In some instances, the government has gone so far as to rewrite the Bible, altering scripture to align with Communist ideology. In 2020, a Chinese textbook intended for teaching “professional ethics and law” in vocational schools altered the biblical account from the Gospel of John, where Jesus forgives a woman caught in adultery. In this modified version, after dispersing the crowd that wanted to stone the woman, Jesus himself stones her to death. In its purest form, with its emphasis on individual conscience and a higher authority than the state, true Christianity is a direct threat to Communist rule. The CCP demands absolute loyalty, and a faith that teaches moral truth beyond the Party’s control is considered dangerous. In China, Xi Jinping is God.

While Christianity is repressed at home, the CCP has weaponized religion for its own purposes abroad. In Taiwan, Chinese intelligence agencies have reportedly collaborated with various entities, including religious sects, to gather intelligence and influence public opinion. These operations often involve using shell companies and criminal organizations to channel funds and support to groups that promote pro-unification messages.

Meanwhile, in Hong Kong, during the 2019–2020 protests, Christian leaders who played prominent roles in the pro-democracy movement became targets of aggressive disinformation campaigns. Chinese state media and coordinated online efforts worked tirelessly to discredit these figures by labeling them as extremists and foreign agents.

Progressives and Christianity

This brings us back to the U.S., where the modern left has increasingly come to view Christianity as a regressive force, associating it with bigotry, oppression, and “Christian nationalism.” This fact is not lost on the despots in Beijing. By flooding TikTok with religious messages, China could be baiting the predictable backlash. Progressives react with hostility, attacking Christianity as a dangerous ideology.

Conservatives, in turn, double down, seeing this hostility as proof that their faith is under siege. The more heated the exchange, the more entrenched each side becomes. There is also the possibility that TikTok is being used to shape Christianity itself, subtly pushing the most extreme or distorted interpretations to the forefront.
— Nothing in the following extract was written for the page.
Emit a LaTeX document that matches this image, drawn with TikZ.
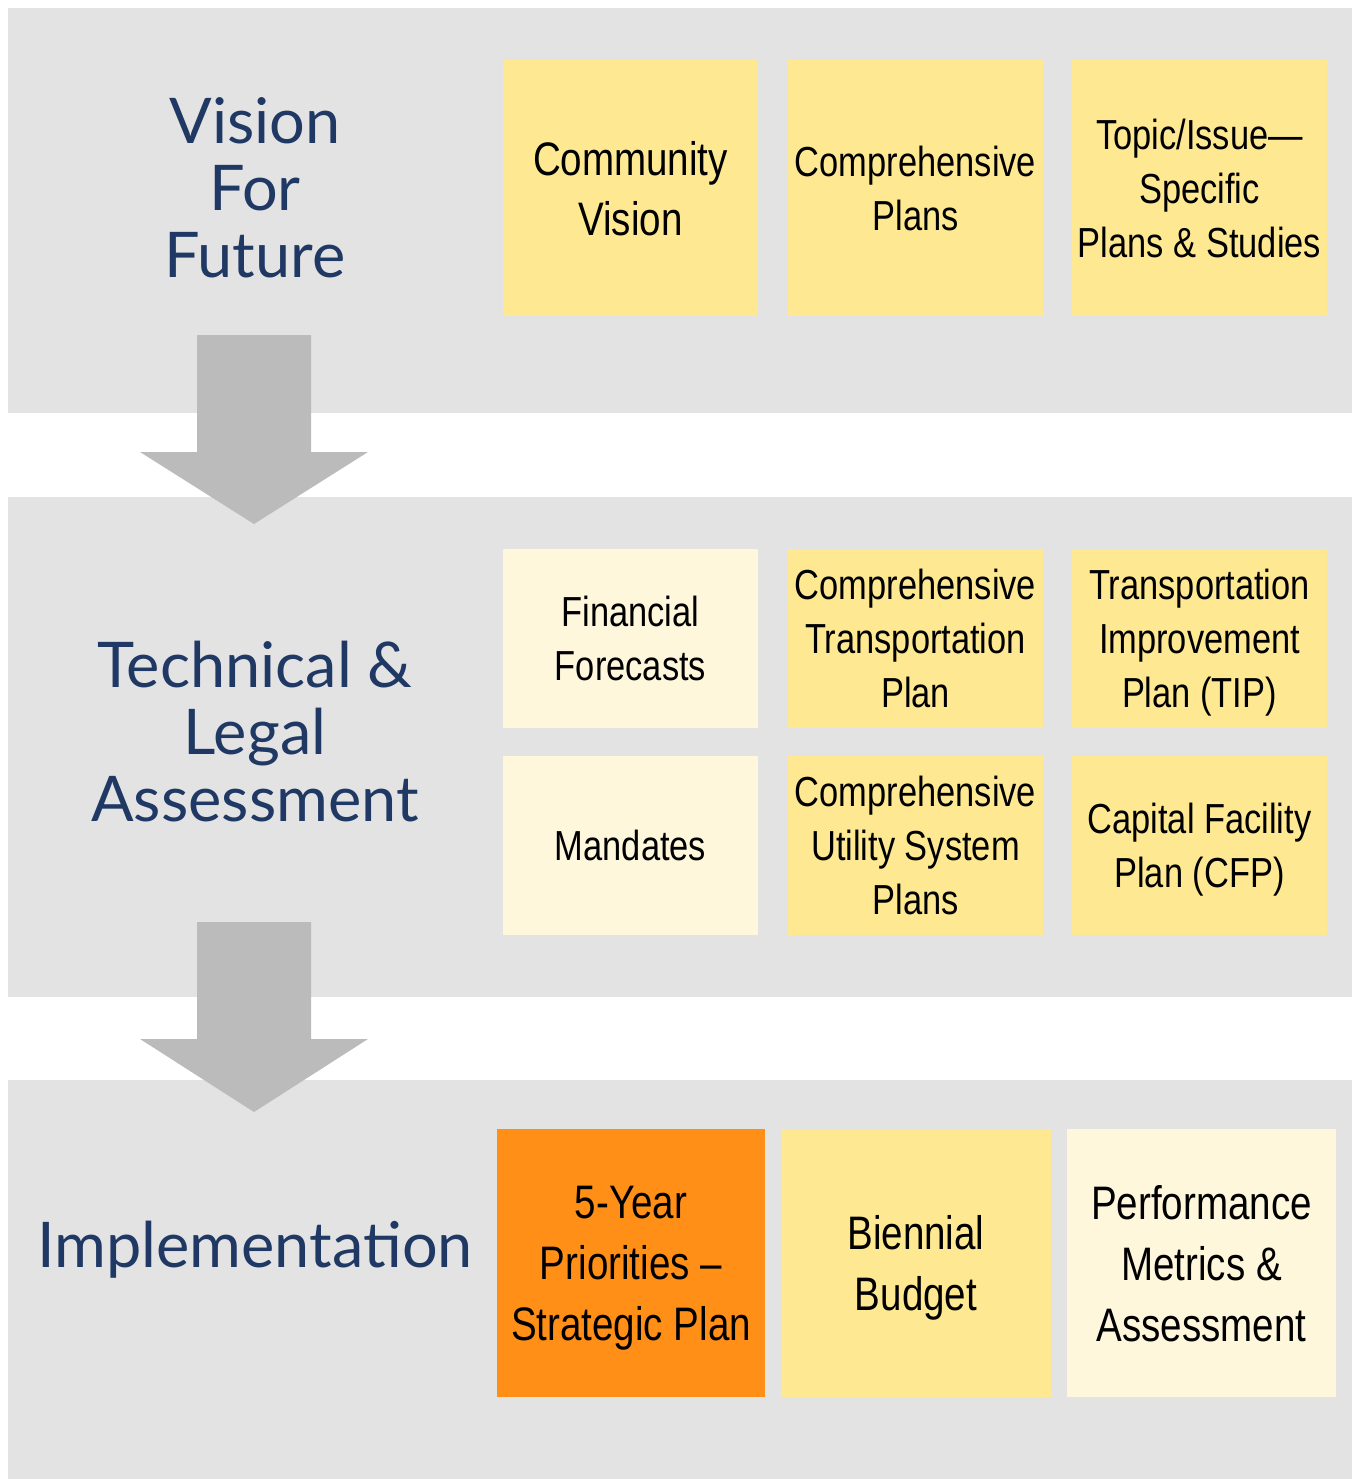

If the platform’s algorithm promotes religious content emphasizing political violence, radical theocracy, or fatalism, it could discredit the movement from within.

Even the FBI has warned that China is using TikTok’s algorithm to divide Americans. And yes, I know — why trust the FBI? It has failed the country by targeting Trump and his base more times than we can count. But in this case, they draw a logical conclusion. China would relish nothing more than to witness America implode, to see people from both sides of the political spectrum take to the streets and tear each other apart. This is why TikTok, a critical CCP weapon, is so dangerous and why Americans must remain vigilant.